** Start **

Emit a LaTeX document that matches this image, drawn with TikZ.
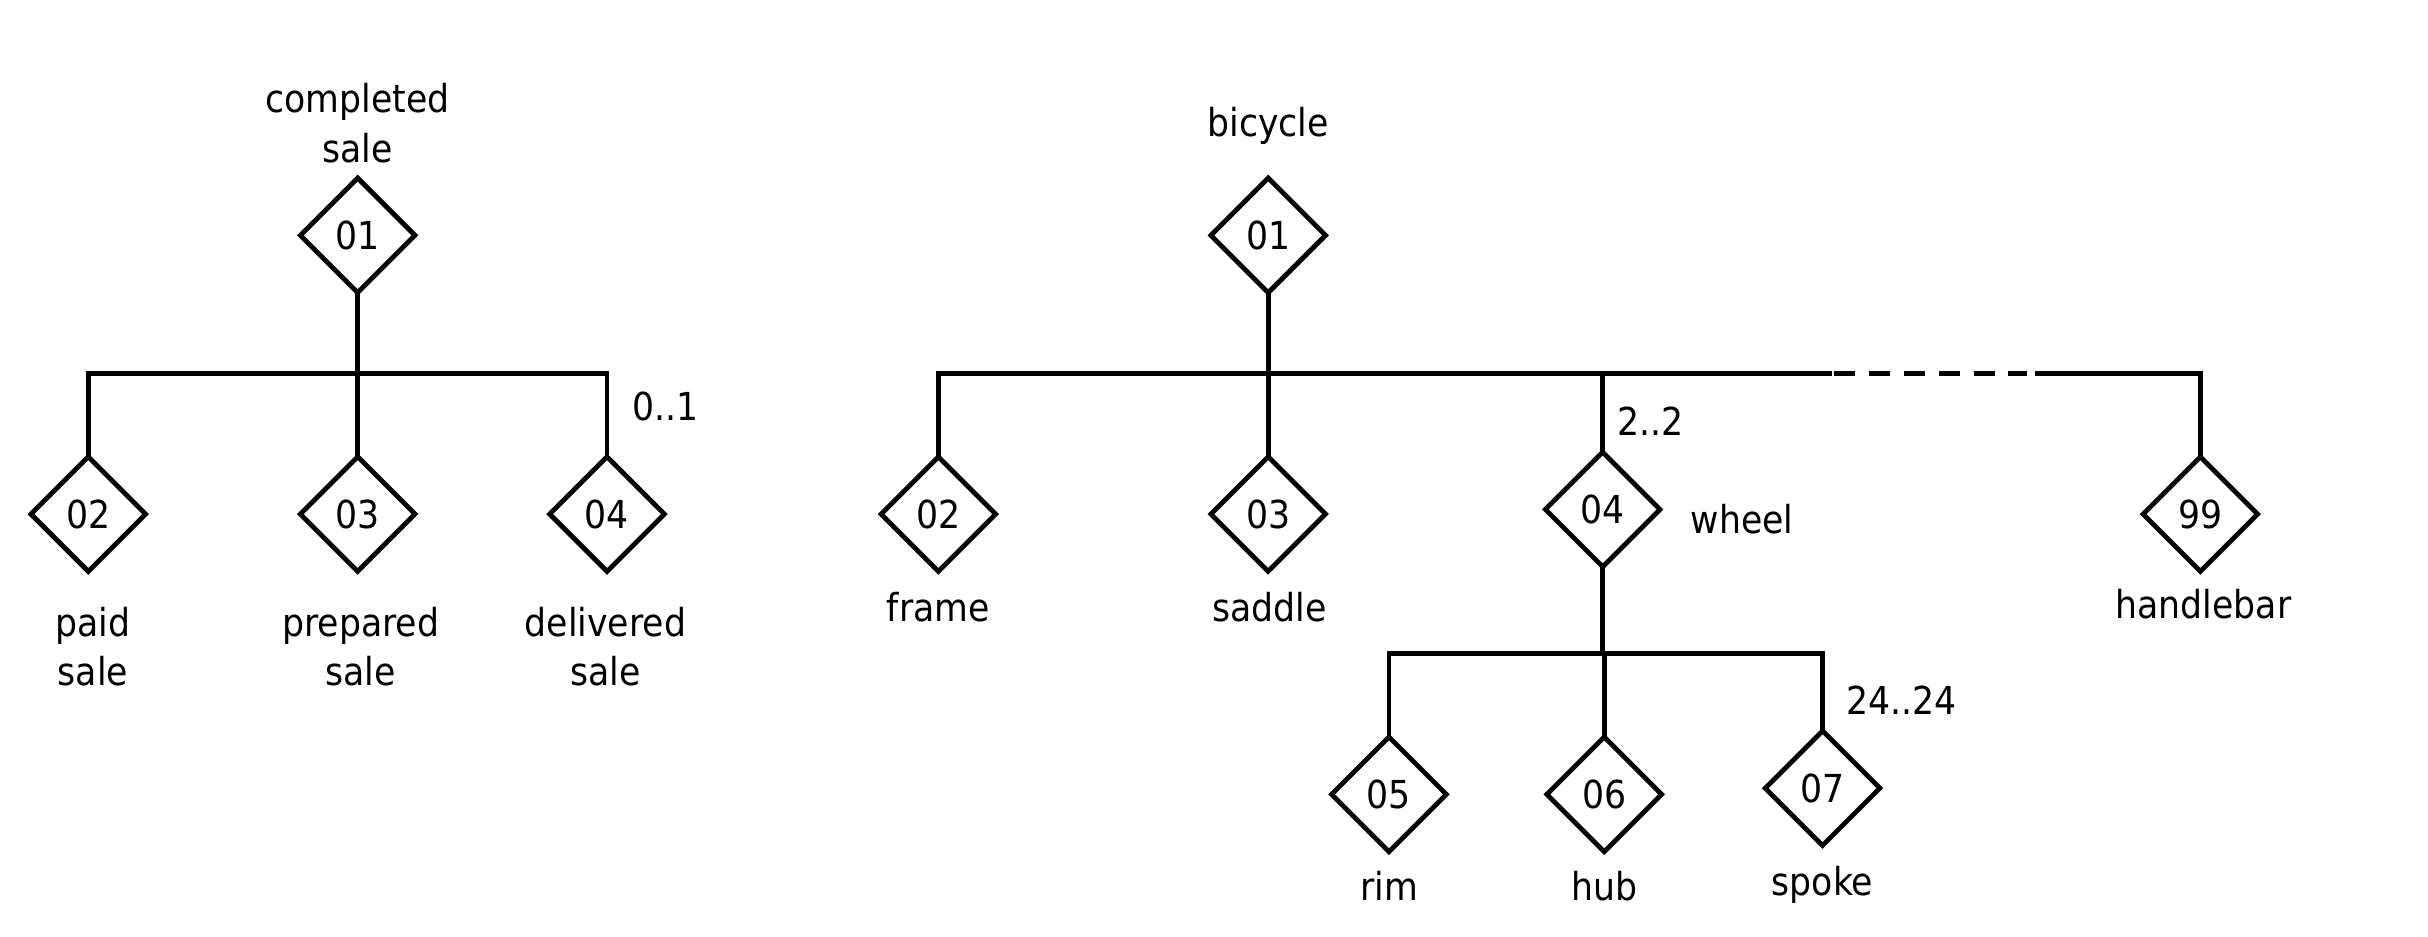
\documentclass[tikz,border=0pt]{standalone}
\usepackage{fontspec}
\setmainfont{DejaVu Sans Condensed}
\usetikzlibrary{shapes.geometric}
\begin{document}
\begin{tikzpicture}[x=0.25mm,y=-0.25mm,
  ent/.style={diamond,draw,line width=2.2pt,inner sep=0pt,outer sep=0pt,
    minimum width=18.5mm,minimum height=18.5mm,font=\fontsize{17.7}{21}\selectfont},
  lbl/.style={align=center,inner sep=0pt,text height=0.75em,text depth=0.22em,
    font=\fontsize{17.7}{22.7}\selectfont},
  conn/.style={line width=2.2pt},
  gapline/.style={line width=2.2pt,dash pattern=on 9.6pt off 6.4pt}]
\useasboundingbox (0,0) rectangle (1568,605);
% ---------- left tree ----------
\node[ent] (L1) at (231,152) {01};
\node[ent] (L2) at (57,332) {02};
\node[ent] (L3) at (231,332) {03};
\node[ent] (L4) at (392,332) {04};
\coordinate (lb) at (231,241);
\draw[conn] (L1) -- (lb);
\draw[conn] (L2) -- (L2 |- lb) -- (L4 |- lb) -- (L4);
\draw[conn] (L3) -- (L3 |- lb);
\node[lbl] (tL1) at (231,101) {completed\\sale};
\node[lbl] (tL2) at (60,439) {paid\\sale};
\node[lbl] (tL3) at (233,439) {prepared\\sale};
\node[lbl] (tL4) at (391,439) {delivered\\sale};
\node[lbl] (m1) at (430,268) {0..1};
% ---------- right tree ----------
\node[ent] (R1) at (819,152) {01};
\node[ent] (R2) at (606,332) {02};
\node[ent] (R3) at (819,332) {03};
\node[ent] (R4) at (1035,329) {04};
\node[ent] (R99) at (1421,332) {99};
\coordinate (rb) at (819,241);
\coordinate (d1) at (1183,241);
\coordinate (d1b) at (1184.6,241);
\coordinate (d2a) at (1309,241);
\coordinate (d2) at (1314,241);
\draw[conn] (R1) -- (rb);
\draw[conn] (R2) -- (R2 |- rb) -- (d1);
\draw[gapline] (d1b) -- (d2a);
\draw[conn] (d2) -- (R99 |- rb) -- (R99);
\draw[conn] (R3) -- (R3 |- rb);
\draw[conn] (R4) -- (R4 |- rb);
\node[ent] (R5) at (897,513) {05};
\node[ent] (R6) at (1036,513) {06};
\node[ent] (R7) at (1177,509) {07};
\coordinate (wb) at (1036,422);
\draw[conn] (R4) -- (R4 |- wb);
\draw[conn] (R5) -- (R5 |- wb) -- (R7 |- wb) -- (R7);
\draw[conn] (R6) -- (R6 |- wb);
\node[lbl] (tR1) at (819,84.5) {bicycle};
\node[lbl] (tR2) at (606,397.5) {frame};
\node[lbl] (tR3) at (820,397.5) {saddle};
\node[lbl] (tR4) at (1125,340.5) {wheel};
\node[lbl] (tR99) at (1423,395.5) {handlebar};
\node[lbl] (tR5) at (897,577.5) {rim};
\node[lbl] (tR6) at (1036,577.5) {hub};
\node[lbl] (tR7) at (1177,574.5) {spoke};
\node[lbl] (m2) at (1066,277.5) {2..2};
\node[lbl] (m3) at (1228,457.5) {24..24};
\end{tikzpicture}
\end{document}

** End **

• _Task to complete_
Using the material above, set down every line exactly, but skip the pictures.

• _Task result_
Emit a LaTeX document that matches this image, drawn with TikZ.
\documentclass[tikz,border=0pt]{standalone}
\usepackage{fontspec}
\setmainfont{DejaVu Sans Condensed}
\usetikzlibrary{shapes.geometric}
\begin{document}
\begin{tikzpicture}[x=0.25mm,y=-0.25mm,
  ent/.style={diamond,draw,line width=2.2pt,inner sep=0pt,outer sep=0pt,
    minimum width=18.5mm,minimum height=18.5mm,font=\fontsize{17.7}{21}\selectfont},
  lbl/.style={align=center,inner sep=0pt,text height=0.75em,text depth=0.22em,
    font=\fontsize{17.7}{22.7}\selectfont},
  conn/.style={line width=2.2pt},
  gapline/.style={line width=2.2pt,dash pattern=on 9.6pt off 6.4pt}]
\useasboundingbox (0,0) rectangle (1568,605);
% ---------- left tree ----------
\node[ent] (L1) at (231,152) {01};
\node[ent] (L2) at (57,332) {02};
\node[ent] (L3) at (231,332) {03};
\node[ent] (L4) at (392,332) {04};
\coordinate (lb) at (231,241);
\draw[conn] (L1) -- (lb);
\draw[conn] (L2) -- (L2 |- lb) -- (L4 |- lb) -- (L4);
\draw[conn] (L3) -- (L3 |- lb);
\node[lbl] (tL1) at (231,101) {completed\\sale};
\node[lbl] (tL2) at (60,439) {paid\\sale};
\node[lbl] (tL3) at (233,439) {prepared\\sale};
\node[lbl] (tL4) at (391,439) {delivered\\sale};
\node[lbl] (m1) at (430,268) {0..1};
% ---------- right tree ----------
\node[ent] (R1) at (819,152) {01};
\node[ent] (R2) at (606,332) {02};
\node[ent] (R3) at (819,332) {03};
\node[ent] (R4) at (1035,329) {04};
\node[ent] (R99) at (1421,332) {99};
\coordinate (rb) at (819,241);
\coordinate (d1) at (1183,241);
\coordinate (d1b) at (1184.6,241);
\coordinate (d2a) at (1309,241);
\coordinate (d2) at (1314,241);
\draw[conn] (R1) -- (rb);
\draw[conn] (R2) -- (R2 |- rb) -- (d1);
\draw[gapline] (d1b) -- (d2a);
\draw[conn] (d2) -- (R99 |- rb) -- (R99);
\draw[conn] (R3) -- (R3 |- rb);
\draw[conn] (R4) -- (R4 |- rb);
\node[ent] (R5) at (897,513) {05};
\node[ent] (R6) at (1036,513) {06};
\node[ent] (R7) at (1177,509) {07};
\coordinate (wb) at (1036,422);
\draw[conn] (R4) -- (R4 |- wb);
\draw[conn] (R5) -- (R5 |- wb) -- (R7 |- wb) -- (R7);
\draw[conn] (R6) -- (R6 |- wb);
\node[lbl] (tR1) at (819,84.5) {bicycle};
\node[lbl] (tR2) at (606,397.5) {frame};
\node[lbl] (tR3) at (820,397.5) {saddle};
\node[lbl] (tR4) at (1125,340.5) {wheel};
\node[lbl] (tR99) at (1423,395.5) {handlebar};
\node[lbl] (tR5) at (897,577.5) {rim};
\node[lbl] (tR6) at (1036,577.5) {hub};
\node[lbl] (tR7) at (1177,574.5) {spoke};
\node[lbl] (m2) at (1066,277.5) {2..2};
\node[lbl] (m3) at (1228,457.5) {24..24};
\end{tikzpicture}
\end{document}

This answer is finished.